デカルト、ベイトソン、アドラーとポストモダンの位置関係

Q
 質問! デカルト、ニーチェ、ベイトソンと来ました。デカルト、フロイトがモダンな機械的科学主義だとわかりました。じゃあベイトソンは非近代、近代の次、超近代、それならモダンを超えてじゃないの?ポストモダンを超えてなら(ポストモダンはニーチェです)、デカルト、ベイトソン、アドラーとポストモダンの位置関係を教えてください。

A
 ポストモダンだと言っている人たち、デリダだとかさ、その他その他がみんなニーチェを読んでいるんですよ。ニーチェという思想家はこの百何十年間みんなに読まれてきたんです。アドラーなんかはニーチェの読者の最初の人たちだと思うんですけど、みんな違う読み取りをずーっとしててね、違うふうに、でもなんとなくこのごろ統一されてきたと思う、ニーチェの言っていたことが。それでニーチェの言っていたことは、結局、多様性。作りつけの一切の価値を否定して、キリスト教的な価値も資本主義的な価値も既成の道徳観念も、何もかも全部否定しておいて、その上で「生への意志」の選択の多様性をボーンと打ち出したんです。けれども、その「生への意志」の選択の多様性を打ち出したツアラツゥストラはもの凄い善意の人で、もの凄い誠実な人で、だからニーチェはツアラツゥストラの物語を書けたけど、僕らはあんなに善意の人じゃないし、あんなに誠実じゃないんです。脳は梅毒でしびれてないですから。だからニーチェの思想をそのまま現在の世界へ持ってくると、たぶんそこからは明るい未来が出てこないと思う。

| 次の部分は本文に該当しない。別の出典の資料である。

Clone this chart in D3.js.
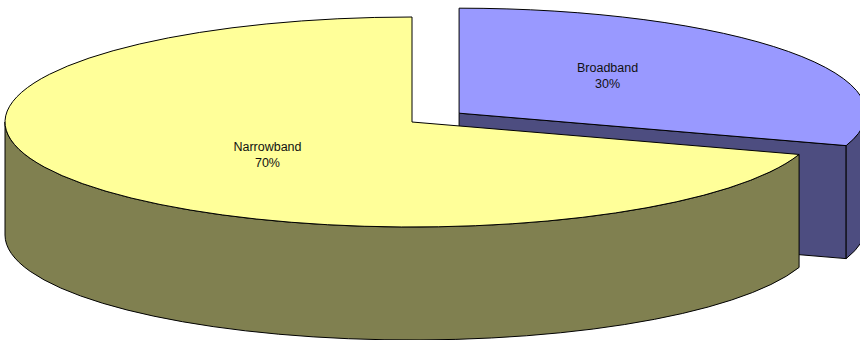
<!DOCTYPE html>
<html><head><meta charset="utf-8">
<script src="https://cdn.jsdelivr.net/npm/d3@7/dist/d3.min.js"></script>
<style>html,body{margin:0;padding:0;background:#fff;}svg{display:block;}</style>
</head><body>
<svg id="chart" width="860" height="340"></svg>
<script>
const categories = ["Broadband", "Narrowband"];
const values = [30, 70];
const percentLabels = ["30%", "70%"];
const topColors = ["#9999FF", "#FFFF99"];
const sideColors = ["#4D4D80", "#808050"];

const svg = d3.select("#chart");
const cx = 412, cy = 122, rx = 407, ry = 105, depth = 113;
const explode = [0.143, 0];

const pie = d3.pie().sort(null).value(d => d);
const arcs = pie(values).map((a, i) => {
  const mid = (a.startAngle + a.endAngle) / 2;
  const e = explode[i];
  return Object.assign({}, a, {
    i, mid,
    ox: cx + e * rx * Math.sin(mid),
    oy: cy - e * ry * Math.cos(mid)
  });
});

function pt(a, ang, dz) {
  return [a.ox + rx * Math.sin(ang), a.oy - ry * Math.cos(ang) + (dz || 0)];
}
function topPath(a) {
  const p0 = pt(a, a.startAngle), p1 = pt(a, a.endAngle);
  const large = (a.endAngle - a.startAngle) > Math.PI ? 1 : 0;
  const p = d3.path();
  p.moveTo(a.ox, a.oy);
  p.lineTo(p0[0], p0[1]);
  return p.toString() + `A${rx},${ry} 0 ${large} 1 ${p1[0]},${p1[1]}Z`;
}
function rimPath(a, s, e) {
  const p0 = pt(a, s), p1 = pt(a, e), q1 = pt(a, e, depth), q0 = pt(a, s, depth);
  const large = (e - s) > Math.PI ? 1 : 0;
  return `M${p0[0]},${p0[1]}A${rx},${ry} 0 ${large} 1 ${p1[0]},${p1[1]}L${q1[0]},${q1[1]}A${rx},${ry} 0 ${large} 0 ${q0[0]},${q0[1]}Z`;
}
function radialFace(a, ang) {
  const p = pt(a, ang);
  return `M${a.ox},${a.oy}L${p[0]},${p[1]}L${p[0]},${p[1] + depth}L${a.ox},${a.oy + depth}Z`;
}

const g = svg.append("g").attr("stroke", "#000").attr("stroke-width", 1).attr("stroke-linejoin", "round");
const HALF = Math.PI / 2, THREEHALF = 3 * Math.PI / 2;

arcs.forEach(a => {
  if (a.endAngle > HALF && a.endAngle < THREEHALF) {
    g.append("path").attr("d", radialFace(a, a.endAngle)).attr("fill", sideColors[a.i]);
  }
  const s = Math.max(a.startAngle, HALF), e = Math.min(a.endAngle, THREEHALF);
  if (e > s) g.append("path").attr("d", rimPath(a, s, e)).attr("fill", sideColors[a.i]);
  g.append("path").attr("d", topPath(a)).attr("fill", topColors[a.i]);
});

const lab = svg.append("g").attr("font-family", "Liberation Sans, Arial, sans-serif")
  .attr("font-size", 12.5).attr("fill", "#111").attr("text-anchor", "middle");
arcs.forEach(a => {
  const lx = a.ox + 0.445 * rx * Math.sin(a.mid) + 2;
  const ly = a.oy - 0.575 * ry * Math.cos(a.mid) - 3;
  const t = lab.append("text").attr("x", lx).attr("y", ly);
  t.append("tspan").attr("x", lx).attr("dy", -3).text(categories[a.i]);
  t.append("tspan").attr("x", lx).attr("dy", 16).text(percentLabels[a.i]);
});
</script>
</body></html>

梅崎(一郎)さんが去年の(総会の)理論分科会で、ポストモダンの彼なりのまとめをしてくれたけど、凄い悲観的な結論へ持っていくんです、彼自身が。僕はねえ、ポストモダンそのものから楽観的な結論が出てくるとはあまり思えないです。というのは、ポストモダンにはベイトソンが持っているような世界のシステムとしての“生命性”というか、世界全体がある方向性を持っているというような思想がないからね。ベイトソンは「ポストモダンを超えて」だと私は思っているんですけど、残念ながらベイトソンはそんなに大思想家じゃないと思う。デカルトとかニーチェがエポックメイキングの大思想家だったのに比べて、ベイトソンはそんなにもの凄い大ものじゃなかろうと思うんです。たまたま人類学という実践の現場でとても先駆的にいろんなことを発見しただけで、それがモノになるのにもう二世代三世代かかって、そのころにどっかの国に誰か凄い偉い人が現れて、それでニーチェを読んだりベイトソンを読んだりあれ読んだりこれ読んだりして、ドーンと花火が上がるんでしょう。上がったら、「玉屋ー、鍵屋ー、中村屋ー!」って言おうと思ってるんですけど、私ではないんです、それは残念ながら、もちろん。予感的に、次の時代がこっちへ行くのかなあというのが思えるだけで、そこに整合的にパチっと論理的にスパーっと割り切った論理がまだ立ってないと思う。ベイトソンが断片をいっぱい集めて、洗者ヨハネがキリストの来るのを預言したように、ただ兆しを教えてくれただけだと思うんです。それでも凄いことだと思うけど。